__Given task__. Restate each line word for word. Leave out every picture.

---*---

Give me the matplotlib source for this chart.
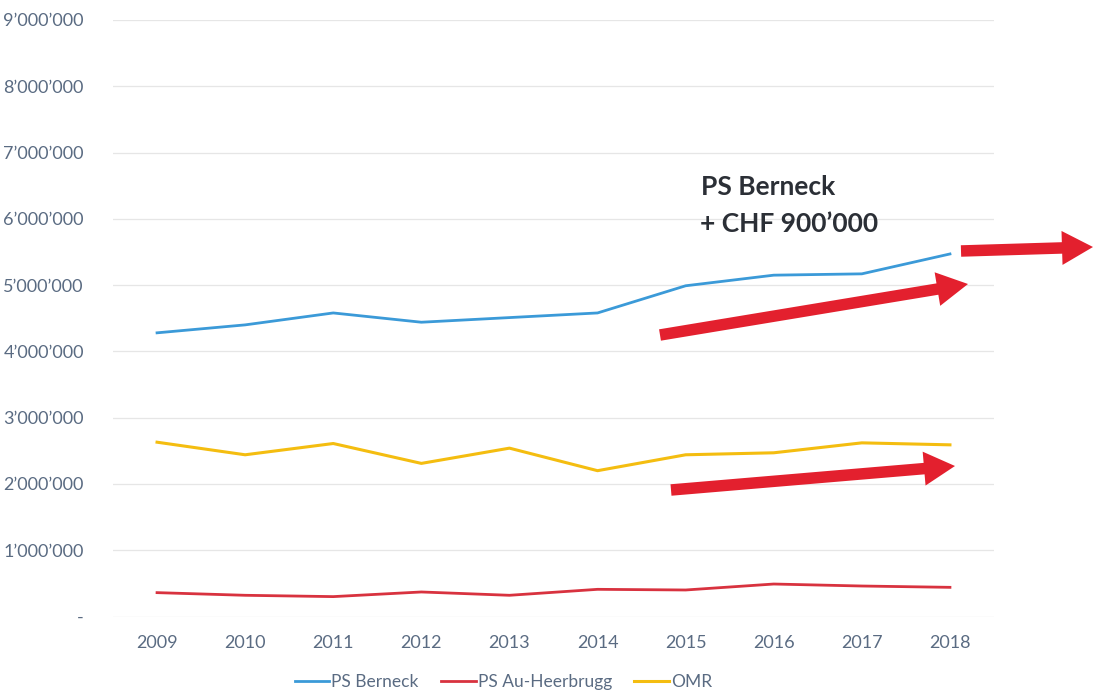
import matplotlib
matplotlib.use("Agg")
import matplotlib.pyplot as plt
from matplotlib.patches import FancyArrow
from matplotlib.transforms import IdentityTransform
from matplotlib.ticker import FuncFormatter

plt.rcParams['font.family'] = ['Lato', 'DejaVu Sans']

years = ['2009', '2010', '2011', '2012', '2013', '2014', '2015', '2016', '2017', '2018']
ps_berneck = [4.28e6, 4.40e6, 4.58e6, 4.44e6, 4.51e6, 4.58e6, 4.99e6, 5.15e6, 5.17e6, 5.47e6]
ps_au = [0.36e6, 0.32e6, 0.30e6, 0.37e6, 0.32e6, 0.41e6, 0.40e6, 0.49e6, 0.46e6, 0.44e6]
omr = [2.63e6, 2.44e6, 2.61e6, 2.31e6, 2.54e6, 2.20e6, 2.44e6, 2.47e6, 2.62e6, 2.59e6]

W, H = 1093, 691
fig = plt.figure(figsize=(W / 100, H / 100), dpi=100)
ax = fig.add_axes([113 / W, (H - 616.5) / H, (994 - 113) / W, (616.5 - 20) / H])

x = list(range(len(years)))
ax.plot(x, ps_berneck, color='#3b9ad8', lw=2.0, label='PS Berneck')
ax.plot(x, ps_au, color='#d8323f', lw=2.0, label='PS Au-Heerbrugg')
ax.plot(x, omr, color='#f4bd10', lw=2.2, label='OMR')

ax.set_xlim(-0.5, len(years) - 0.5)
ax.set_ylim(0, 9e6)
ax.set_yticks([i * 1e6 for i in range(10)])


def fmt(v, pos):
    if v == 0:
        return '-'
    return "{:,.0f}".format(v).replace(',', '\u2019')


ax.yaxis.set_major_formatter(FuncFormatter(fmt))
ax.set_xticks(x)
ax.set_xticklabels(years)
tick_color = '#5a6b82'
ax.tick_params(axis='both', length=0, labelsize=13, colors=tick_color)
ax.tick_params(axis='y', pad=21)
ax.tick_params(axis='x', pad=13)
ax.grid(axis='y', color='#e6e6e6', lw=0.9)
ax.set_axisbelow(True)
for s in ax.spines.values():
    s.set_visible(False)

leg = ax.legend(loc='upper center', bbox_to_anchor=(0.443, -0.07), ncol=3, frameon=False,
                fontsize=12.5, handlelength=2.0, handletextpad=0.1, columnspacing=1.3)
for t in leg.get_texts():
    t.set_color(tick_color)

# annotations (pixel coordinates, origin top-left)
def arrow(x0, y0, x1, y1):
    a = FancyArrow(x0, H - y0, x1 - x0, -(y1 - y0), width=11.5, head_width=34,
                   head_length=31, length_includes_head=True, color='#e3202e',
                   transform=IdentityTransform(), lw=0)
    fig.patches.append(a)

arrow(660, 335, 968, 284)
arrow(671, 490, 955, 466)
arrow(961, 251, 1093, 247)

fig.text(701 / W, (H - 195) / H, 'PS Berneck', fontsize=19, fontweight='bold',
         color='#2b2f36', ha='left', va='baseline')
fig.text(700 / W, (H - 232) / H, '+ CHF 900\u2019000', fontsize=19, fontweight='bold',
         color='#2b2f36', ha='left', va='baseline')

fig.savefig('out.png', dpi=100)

---*---

__Written solution__.
Give me the matplotlib source for this chart.
import matplotlib
matplotlib.use("Agg")
import matplotlib.pyplot as plt
from matplotlib.patches import FancyArrow
from matplotlib.transforms import IdentityTransform
from matplotlib.ticker import FuncFormatter

plt.rcParams['font.family'] = ['Lato', 'DejaVu Sans']

years = ['2009', '2010', '2011', '2012', '2013', '2014', '2015', '2016', '2017', '2018']
ps_berneck = [4.28e6, 4.40e6, 4.58e6, 4.44e6, 4.51e6, 4.58e6, 4.99e6, 5.15e6, 5.17e6, 5.47e6]
ps_au = [0.36e6, 0.32e6, 0.30e6, 0.37e6, 0.32e6, 0.41e6, 0.40e6, 0.49e6, 0.46e6, 0.44e6]
omr = [2.63e6, 2.44e6, 2.61e6, 2.31e6, 2.54e6, 2.20e6, 2.44e6, 2.47e6, 2.62e6, 2.59e6]

W, H = 1093, 691
fig = plt.figure(figsize=(W / 100, H / 100), dpi=100)
ax = fig.add_axes([113 / W, (H - 616.5) / H, (994 - 113) / W, (616.5 - 20) / H])

x = list(range(len(years)))
ax.plot(x, ps_berneck, color='#3b9ad8', lw=2.0, label='PS Berneck')
ax.plot(x, ps_au, color='#d8323f', lw=2.0, label='PS Au-Heerbrugg')
ax.plot(x, omr, color='#f4bd10', lw=2.2, label='OMR')

ax.set_xlim(-0.5, len(years) - 0.5)
ax.set_ylim(0, 9e6)
ax.set_yticks([i * 1e6 for i in range(10)])


def fmt(v, pos):
    if v == 0:
        return '-'
    return "{:,.0f}".format(v).replace(',', '\u2019')


ax.yaxis.set_major_formatter(FuncFormatter(fmt))
ax.set_xticks(x)
ax.set_xticklabels(years)
tick_color = '#5a6b82'
ax.tick_params(axis='both', length=0, labelsize=13, colors=tick_color)
ax.tick_params(axis='y', pad=21)
ax.tick_params(axis='x', pad=13)
ax.grid(axis='y', color='#e6e6e6', lw=0.9)
ax.set_axisbelow(True)
for s in ax.spines.values():
    s.set_visible(False)

leg = ax.legend(loc='upper center', bbox_to_anchor=(0.443, -0.07), ncol=3, frameon=False,
                fontsize=12.5, handlelength=2.0, handletextpad=0.1, columnspacing=1.3)
for t in leg.get_texts():
    t.set_color(tick_color)

# annotations (pixel coordinates, origin top-left)
def arrow(x0, y0, x1, y1):
    a = FancyArrow(x0, H - y0, x1 - x0, -(y1 - y0), width=11.5, head_width=34,
                   head_length=31, length_includes_head=True, color='#e3202e',
                   transform=IdentityTransform(), lw=0)
    fig.patches.append(a)

arrow(660, 335, 968, 284)
arrow(671, 490, 955, 466)
arrow(961, 251, 1093, 247)

fig.text(701 / W, (H - 195) / H, 'PS Berneck', fontsize=19, fontweight='bold',
         color='#2b2f36', ha='left', va='baseline')
fig.text(700 / W, (H - 232) / H, '+ CHF 900\u2019000', fontsize=19, fontweight='bold',
         color='#2b2f36', ha='left', va='baseline')

fig.savefig('out.png', dpi=100)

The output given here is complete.